If we’re talking about social impact, we’re talking about the quality of someone’s life. On a day-to-day basis, most people don’t calculate how many jobs they applied for this year compared with the year before; how many miles they have to travel to get to a GP; how many hours their child with additional learning needs spent with specialist support. That’s not how we determine our social and economic wellbeing.

We’re trying to quantify impact, when we should be qualifying it

Fixation on measurement distracts from the important work of bettering. The language of outputs is reductive. What happens after the ‘outcome’ ­– someone getting a job or moving out of temporary accommodation? These ‘results’ aren’t an end state.

Telling stories, on the other hand, has innate value and is evidence of change. Experience has nuance, beyond what figures and graphs can relay. Stories of experience, carefully curated and thoughtfully told, are more powerful ways to evidence value and importantly, learn, but it’s harder to do. And a story doesn’t fit neatly into a graph.



Are we using the wrong yardstick?

In my experience, often social enterprises that centre on storytelling – the process of working with people who have lived experience of social inequality to listen to, tell and capture their stories – are often overlooked or dismissed as ‘artsy projects’ because they’re concerned only with ‘soft data’, ie qualitative information from an interview or workshop. This distinction between soft and hard data is unhelpful. It implies that soft impact data – the anecdotes and experience of human beings, rich with detail and yes, perhaps inconsistency – are less valuable in justifying or ‘proving’ whether an organisation is eligible for more funding, or has ‘achieved’ its impact.

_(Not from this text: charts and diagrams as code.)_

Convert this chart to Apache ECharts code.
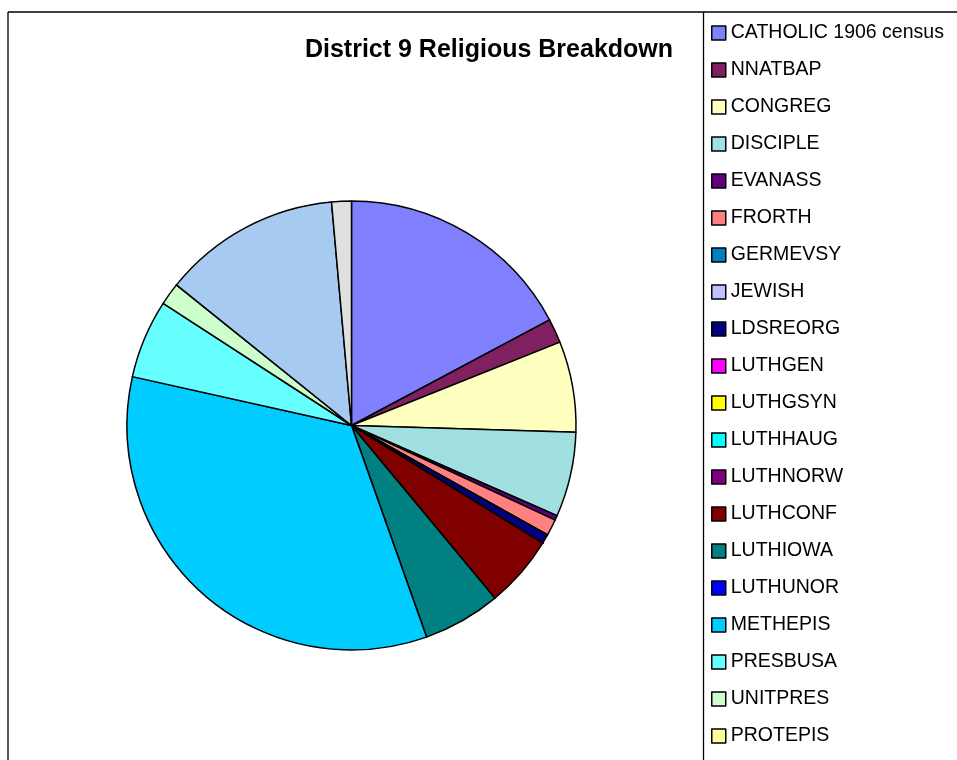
<!DOCTYPE html>
<html>
<head>
<meta charset="utf-8">
<script src="https://cdn.jsdelivr.net/npm/echarts@6/dist/echarts.min.js"></script>
<style>html,body{margin:0;padding:0;background:#fff}#c{width:957px;height:760px}</style>
</head>
<body>
<div id="c"></div>
<script>
const titleText = 'District 9 Religious Breakdown';
const categories = ['CATHOLIC 1906 census','NNATBAP','CONGREG','DISCIPLE','EVANASS','FRORTH','GERMEVSY','JEWISH','LDSREORG','LUTHGEN','LUTHGSYN','LUTHHAUG','LUTHNORW','LUTHCONF','LUTHIOWA','LUTHUNOR','METHEPIS','PRESBUSA','UNITPRES','PROTEPIS','REFORMED','OTHER'];
const values = [17.2,1.75,6.53,6.11,0.33,1.19,0,0,0.67,0,0,0,0,5.19,5.61,0,33.92,5.67,1.61,0,12.81,1.42];
const colors = ['#8080FF','#802060','#FFFFC0','#A0E0E0','#600080','#FF8080','#0080C0','#C0C0FF','#000080','#FF00FF','#FFFF00','#00FFFF','#800080','#800000','#008080','#0000FF','#00CCFF','#66FFFF','#CCFFCC','#FFFF99','#A6CAF0','#E0E0E0'];

const chart = echarts.init(document.getElementById('c'), null, {renderer:'canvas'});
const data = categories.map((n,i)=>({name:n, value:values[i], itemStyle:{color:colors[i]}}));
chart.setOption({
  animation:false,
  backgroundColor:'#fff',
  title:{text:titleText, left:484, top:33, textAlign:'center',
    textStyle:{fontFamily:'Liberation Sans', fontWeight:'bold', fontSize:25, color:'#000'}},
  legend:{orient:'vertical', left:706, top:18, itemWidth:14, itemHeight:14, itemGap:17, itemTextGap:6,
    icon:'rect', selectedMode:false,
    itemStyle:{borderColor:'#000', borderWidth:1.5},
    textStyle:{fontFamily:'Liberation Sans', fontSize:19.5, color:'#000', lineHeight:20},
    data:categories},
  graphic:[
    {type:'line', shape:{x1:8, y1:12, x2:957, y2:12}, style:{stroke:'#000', lineWidth:1.3}},
    {type:'line', shape:{x1:8, y1:12, x2:8, y2:760}, style:{stroke:'#000', lineWidth:1.3}},
    {type:'line', shape:{x1:703.5, y1:12, x2:703.5, y2:760}, style:{stroke:'#000', lineWidth:1.3}}
  ],
  series:[{
    type:'pie', center:[351.5,425.5], radius:224.5, startAngle:90, clockwise:true,
    avoidLabelOverlap:false, label:{show:false}, labelLine:{show:false},
    itemStyle:{borderColor:'#000', borderWidth:1.5},
    emphasis:{disabled:true},
    data:data
  }]
});
</script>
</body>
</html>
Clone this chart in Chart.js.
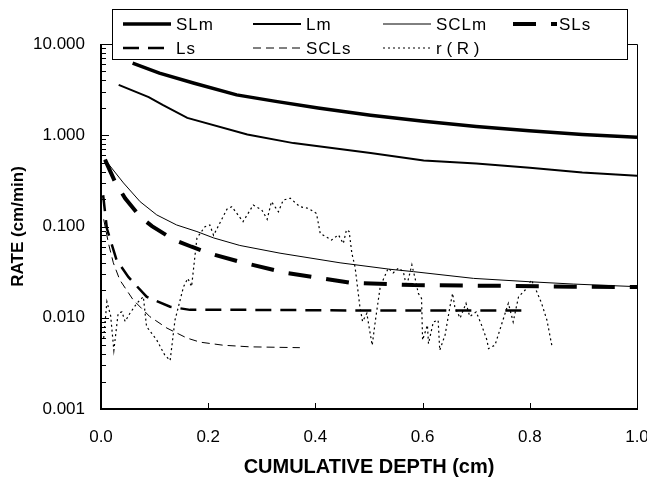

Unfortunately the existence of food banks, job centres and homeless shelters as part of our modern society has been normalised. In accepting this infrastructure that develops in response to inequality and injustice, we’ve applied the same approach to measuring and understanding its value that our economic system understands – cost efficiency and value for money. In doing so, we do a disservice to the people oppressed by that system. If we tell the story of inequality, discrimination, economic injustice and biodiversity loss in this way we accept the dominance of a system that places value on outcomes, productivity and deliverables. One that rewards ‘return’ in financial, not human, terms.

Let’s stop obsessing over outcomes and instead focus on listening to the stories and experiences of real people


Better is enough

Former US President Barack Obama, when interviewed last year about his new memoir, said: “I used to explain to my staff after we had a long policy debate about anything, and we had to make a decision about X or Y, ‘Well, if we do this I understand we’re not getting everything we’re hoping for, but is this better?’ And they say yes, and I say, ‘Well, better is good. Nothing wrong with better.’”

Perhaps what matters most is whether people who use these services feel that things have improved, even slightly, for them as an individual in the context of their complex and unique set of experiences. If the answer is yes, is that not enough? Do we need to ask them to fill in a survey, join a workshop, complete a questionnaire?

Perhaps we’ve overcomplicated things. Let’s stop measuring impact and obsessing over outcomes and instead focus on listening to the stories and experiences of real people. This can inform how social impact organisations and charities are governed, structured and organised to deliver services better. In holding ourselves to account by the values that the social impact sector stands for and measuring ourselves against those – care, equity, justice – then we will do better. And there’s nothing wrong with better.